= DATA EXTRACT =
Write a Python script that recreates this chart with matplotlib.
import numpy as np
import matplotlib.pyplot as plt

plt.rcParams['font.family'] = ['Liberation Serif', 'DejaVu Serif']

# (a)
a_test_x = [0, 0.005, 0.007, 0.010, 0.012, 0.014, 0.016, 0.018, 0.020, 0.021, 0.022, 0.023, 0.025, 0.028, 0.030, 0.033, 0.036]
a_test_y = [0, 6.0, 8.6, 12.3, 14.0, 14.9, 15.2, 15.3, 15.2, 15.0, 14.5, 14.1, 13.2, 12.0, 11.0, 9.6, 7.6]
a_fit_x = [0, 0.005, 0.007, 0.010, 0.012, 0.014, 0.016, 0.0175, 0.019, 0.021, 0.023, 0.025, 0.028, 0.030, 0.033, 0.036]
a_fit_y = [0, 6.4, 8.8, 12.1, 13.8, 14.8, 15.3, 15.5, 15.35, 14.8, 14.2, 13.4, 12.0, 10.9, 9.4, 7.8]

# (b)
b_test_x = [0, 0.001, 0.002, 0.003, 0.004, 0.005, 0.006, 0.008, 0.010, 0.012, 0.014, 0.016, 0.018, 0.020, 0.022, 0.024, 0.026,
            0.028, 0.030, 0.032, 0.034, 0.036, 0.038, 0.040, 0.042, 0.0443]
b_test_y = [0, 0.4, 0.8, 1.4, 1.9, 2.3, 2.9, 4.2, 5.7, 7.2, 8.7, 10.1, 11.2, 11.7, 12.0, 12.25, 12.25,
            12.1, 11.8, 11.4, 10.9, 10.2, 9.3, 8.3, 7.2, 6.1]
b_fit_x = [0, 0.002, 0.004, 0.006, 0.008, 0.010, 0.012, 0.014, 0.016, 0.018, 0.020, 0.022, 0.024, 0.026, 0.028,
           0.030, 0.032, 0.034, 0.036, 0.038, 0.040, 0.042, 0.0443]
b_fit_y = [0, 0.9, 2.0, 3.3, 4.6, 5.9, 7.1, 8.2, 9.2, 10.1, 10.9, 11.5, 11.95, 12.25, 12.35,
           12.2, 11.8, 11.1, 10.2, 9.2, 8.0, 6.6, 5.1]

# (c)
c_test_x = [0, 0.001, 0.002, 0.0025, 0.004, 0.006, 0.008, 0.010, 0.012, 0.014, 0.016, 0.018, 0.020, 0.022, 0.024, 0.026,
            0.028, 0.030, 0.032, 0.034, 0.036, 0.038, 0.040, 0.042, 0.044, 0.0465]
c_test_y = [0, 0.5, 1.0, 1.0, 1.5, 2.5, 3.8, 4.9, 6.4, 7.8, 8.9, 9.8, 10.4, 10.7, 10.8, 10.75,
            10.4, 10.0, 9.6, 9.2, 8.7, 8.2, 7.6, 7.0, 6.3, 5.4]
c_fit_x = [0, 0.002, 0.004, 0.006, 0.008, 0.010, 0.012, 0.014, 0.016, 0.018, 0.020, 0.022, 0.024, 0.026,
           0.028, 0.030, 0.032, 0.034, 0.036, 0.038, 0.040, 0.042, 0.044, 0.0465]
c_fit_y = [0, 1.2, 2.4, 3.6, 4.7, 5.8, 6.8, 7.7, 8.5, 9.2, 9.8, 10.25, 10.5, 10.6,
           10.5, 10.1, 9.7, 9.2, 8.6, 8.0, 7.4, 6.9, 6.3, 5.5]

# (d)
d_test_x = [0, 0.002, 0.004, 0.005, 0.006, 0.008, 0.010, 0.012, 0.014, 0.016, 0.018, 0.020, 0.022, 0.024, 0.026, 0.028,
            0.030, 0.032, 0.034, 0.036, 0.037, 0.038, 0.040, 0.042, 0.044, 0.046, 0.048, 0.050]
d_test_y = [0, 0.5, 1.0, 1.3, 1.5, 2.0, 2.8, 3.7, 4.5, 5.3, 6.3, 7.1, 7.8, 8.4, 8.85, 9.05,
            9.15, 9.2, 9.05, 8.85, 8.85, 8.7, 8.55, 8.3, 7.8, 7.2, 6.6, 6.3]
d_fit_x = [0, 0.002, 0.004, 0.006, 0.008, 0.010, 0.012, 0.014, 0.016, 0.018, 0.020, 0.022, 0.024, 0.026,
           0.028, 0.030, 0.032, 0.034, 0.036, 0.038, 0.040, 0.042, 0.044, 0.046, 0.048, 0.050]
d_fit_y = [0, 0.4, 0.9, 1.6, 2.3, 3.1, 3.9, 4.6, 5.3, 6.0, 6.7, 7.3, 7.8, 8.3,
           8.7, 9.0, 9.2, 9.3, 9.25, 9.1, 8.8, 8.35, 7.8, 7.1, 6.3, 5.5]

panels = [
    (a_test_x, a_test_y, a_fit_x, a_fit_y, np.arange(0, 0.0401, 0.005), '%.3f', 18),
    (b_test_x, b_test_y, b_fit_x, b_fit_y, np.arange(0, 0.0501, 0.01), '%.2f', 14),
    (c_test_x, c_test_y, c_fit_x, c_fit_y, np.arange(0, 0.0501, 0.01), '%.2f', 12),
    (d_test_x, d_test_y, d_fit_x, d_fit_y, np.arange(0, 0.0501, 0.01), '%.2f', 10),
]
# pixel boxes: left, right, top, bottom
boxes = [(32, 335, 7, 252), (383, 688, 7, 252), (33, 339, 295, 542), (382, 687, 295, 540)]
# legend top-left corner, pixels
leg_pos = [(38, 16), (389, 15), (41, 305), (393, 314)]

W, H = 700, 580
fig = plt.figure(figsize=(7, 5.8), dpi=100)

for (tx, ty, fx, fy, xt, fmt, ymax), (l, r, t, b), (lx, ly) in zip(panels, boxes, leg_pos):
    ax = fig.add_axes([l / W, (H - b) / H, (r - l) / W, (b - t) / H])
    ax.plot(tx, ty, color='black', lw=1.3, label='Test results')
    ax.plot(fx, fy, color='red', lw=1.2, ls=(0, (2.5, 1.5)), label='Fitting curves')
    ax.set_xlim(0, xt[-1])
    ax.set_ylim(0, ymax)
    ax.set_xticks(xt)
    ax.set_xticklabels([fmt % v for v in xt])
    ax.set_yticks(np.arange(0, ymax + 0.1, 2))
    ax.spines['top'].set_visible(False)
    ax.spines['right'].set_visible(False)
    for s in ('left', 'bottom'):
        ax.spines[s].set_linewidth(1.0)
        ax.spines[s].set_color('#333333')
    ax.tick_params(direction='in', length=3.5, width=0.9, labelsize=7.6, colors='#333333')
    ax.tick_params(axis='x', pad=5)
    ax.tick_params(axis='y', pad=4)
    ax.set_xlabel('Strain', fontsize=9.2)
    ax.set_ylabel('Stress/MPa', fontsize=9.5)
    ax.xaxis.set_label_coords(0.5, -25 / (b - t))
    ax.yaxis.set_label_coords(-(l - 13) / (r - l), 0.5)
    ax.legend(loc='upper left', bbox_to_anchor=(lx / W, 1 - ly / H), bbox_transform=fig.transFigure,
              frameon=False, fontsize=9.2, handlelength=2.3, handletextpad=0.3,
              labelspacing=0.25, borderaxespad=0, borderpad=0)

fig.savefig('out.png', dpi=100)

= WORK TO BE COMPLETED =
Type the material above out again, exactly.

= SOLUTION TO THE PROBLEM =
Write a Python script that recreates this chart with matplotlib.
import numpy as np
import matplotlib.pyplot as plt

plt.rcParams['font.family'] = ['Liberation Serif', 'DejaVu Serif']

# (a)
a_test_x = [0, 0.005, 0.007, 0.010, 0.012, 0.014, 0.016, 0.018, 0.020, 0.021, 0.022, 0.023, 0.025, 0.028, 0.030, 0.033, 0.036]
a_test_y = [0, 6.0, 8.6, 12.3, 14.0, 14.9, 15.2, 15.3, 15.2, 15.0, 14.5, 14.1, 13.2, 12.0, 11.0, 9.6, 7.6]
a_fit_x = [0, 0.005, 0.007, 0.010, 0.012, 0.014, 0.016, 0.0175, 0.019, 0.021, 0.023, 0.025, 0.028, 0.030, 0.033, 0.036]
a_fit_y = [0, 6.4, 8.8, 12.1, 13.8, 14.8, 15.3, 15.5, 15.35, 14.8, 14.2, 13.4, 12.0, 10.9, 9.4, 7.8]

# (b)
b_test_x = [0, 0.001, 0.002, 0.003, 0.004, 0.005, 0.006, 0.008, 0.010, 0.012, 0.014, 0.016, 0.018, 0.020, 0.022, 0.024, 0.026,
            0.028, 0.030, 0.032, 0.034, 0.036, 0.038, 0.040, 0.042, 0.0443]
b_test_y = [0, 0.4, 0.8, 1.4, 1.9, 2.3, 2.9, 4.2, 5.7, 7.2, 8.7, 10.1, 11.2, 11.7, 12.0, 12.25, 12.25,
            12.1, 11.8, 11.4, 10.9, 10.2, 9.3, 8.3, 7.2, 6.1]
b_fit_x = [0, 0.002, 0.004, 0.006, 0.008, 0.010, 0.012, 0.014, 0.016, 0.018, 0.020, 0.022, 0.024, 0.026, 0.028,
           0.030, 0.032, 0.034, 0.036, 0.038, 0.040, 0.042, 0.0443]
b_fit_y = [0, 0.9, 2.0, 3.3, 4.6, 5.9, 7.1, 8.2, 9.2, 10.1, 10.9, 11.5, 11.95, 12.25, 12.35,
           12.2, 11.8, 11.1, 10.2, 9.2, 8.0, 6.6, 5.1]

# (c)
c_test_x = [0, 0.001, 0.002, 0.0025, 0.004, 0.006, 0.008, 0.010, 0.012, 0.014, 0.016, 0.018, 0.020, 0.022, 0.024, 0.026,
            0.028, 0.030, 0.032, 0.034, 0.036, 0.038, 0.040, 0.042, 0.044, 0.0465]
c_test_y = [0, 0.5, 1.0, 1.0, 1.5, 2.5, 3.8, 4.9, 6.4, 7.8, 8.9, 9.8, 10.4, 10.7, 10.8, 10.75,
            10.4, 10.0, 9.6, 9.2, 8.7, 8.2, 7.6, 7.0, 6.3, 5.4]
c_fit_x = [0, 0.002, 0.004, 0.006, 0.008, 0.010, 0.012, 0.014, 0.016, 0.018, 0.020, 0.022, 0.024, 0.026,
           0.028, 0.030, 0.032, 0.034, 0.036, 0.038, 0.040, 0.042, 0.044, 0.0465]
c_fit_y = [0, 1.2, 2.4, 3.6, 4.7, 5.8, 6.8, 7.7, 8.5, 9.2, 9.8, 10.25, 10.5, 10.6,
           10.5, 10.1, 9.7, 9.2, 8.6, 8.0, 7.4, 6.9, 6.3, 5.5]

# (d)
d_test_x = [0, 0.002, 0.004, 0.005, 0.006, 0.008, 0.010, 0.012, 0.014, 0.016, 0.018, 0.020, 0.022, 0.024, 0.026, 0.028,
            0.030, 0.032, 0.034, 0.036, 0.037, 0.038, 0.040, 0.042, 0.044, 0.046, 0.048, 0.050]
d_test_y = [0, 0.5, 1.0, 1.3, 1.5, 2.0, 2.8, 3.7, 4.5, 5.3, 6.3, 7.1, 7.8, 8.4, 8.85, 9.05,
            9.15, 9.2, 9.05, 8.85, 8.85, 8.7, 8.55, 8.3, 7.8, 7.2, 6.6, 6.3]
d_fit_x = [0, 0.002, 0.004, 0.006, 0.008, 0.010, 0.012, 0.014, 0.016, 0.018, 0.020, 0.022, 0.024, 0.026,
           0.028, 0.030, 0.032, 0.034, 0.036, 0.038, 0.040, 0.042, 0.044, 0.046, 0.048, 0.050]
d_fit_y = [0, 0.4, 0.9, 1.6, 2.3, 3.1, 3.9, 4.6, 5.3, 6.0, 6.7, 7.3, 7.8, 8.3,
           8.7, 9.0, 9.2, 9.3, 9.25, 9.1, 8.8, 8.35, 7.8, 7.1, 6.3, 5.5]

panels = [
    (a_test_x, a_test_y, a_fit_x, a_fit_y, np.arange(0, 0.0401, 0.005), '%.3f', 18),
    (b_test_x, b_test_y, b_fit_x, b_fit_y, np.arange(0, 0.0501, 0.01), '%.2f', 14),
    (c_test_x, c_test_y, c_fit_x, c_fit_y, np.arange(0, 0.0501, 0.01), '%.2f', 12),
    (d_test_x, d_test_y, d_fit_x, d_fit_y, np.arange(0, 0.0501, 0.01), '%.2f', 10),
]
# pixel boxes: left, right, top, bottom
boxes = [(32, 335, 7, 252), (383, 688, 7, 252), (33, 339, 295, 542), (382, 687, 295, 540)]
# legend top-left corner, pixels
leg_pos = [(38, 16), (389, 15), (41, 305), (393, 314)]

W, H = 700, 580
fig = plt.figure(figsize=(7, 5.8), dpi=100)

for (tx, ty, fx, fy, xt, fmt, ymax), (l, r, t, b), (lx, ly) in zip(panels, boxes, leg_pos):
    ax = fig.add_axes([l / W, (H - b) / H, (r - l) / W, (b - t) / H])
    ax.plot(tx, ty, color='black', lw=1.3, label='Test results')
    ax.plot(fx, fy, color='red', lw=1.2, ls=(0, (2.5, 1.5)), label='Fitting curves')
    ax.set_xlim(0, xt[-1])
    ax.set_ylim(0, ymax)
    ax.set_xticks(xt)
    ax.set_xticklabels([fmt % v for v in xt])
    ax.set_yticks(np.arange(0, ymax + 0.1, 2))
    ax.spines['top'].set_visible(False)
    ax.spines['right'].set_visible(False)
    for s in ('left', 'bottom'):
        ax.spines[s].set_linewidth(1.0)
        ax.spines[s].set_color('#333333')
    ax.tick_params(direction='in', length=3.5, width=0.9, labelsize=7.6, colors='#333333')
    ax.tick_params(axis='x', pad=5)
    ax.tick_params(axis='y', pad=4)
    ax.set_xlabel('Strain', fontsize=9.2)
    ax.set_ylabel('Stress/MPa', fontsize=9.5)
    ax.xaxis.set_label_coords(0.5, -25 / (b - t))
    ax.yaxis.set_label_coords(-(l - 13) / (r - l), 0.5)
    ax.legend(loc='upper left', bbox_to_anchor=(lx / W, 1 - ly / H), bbox_transform=fig.transFigure,
              frameon=False, fontsize=9.2, handlelength=2.3, handletextpad=0.3,
              labelspacing=0.25, borderaxespad=0, borderpad=0)

fig.savefig('out.png', dpi=100)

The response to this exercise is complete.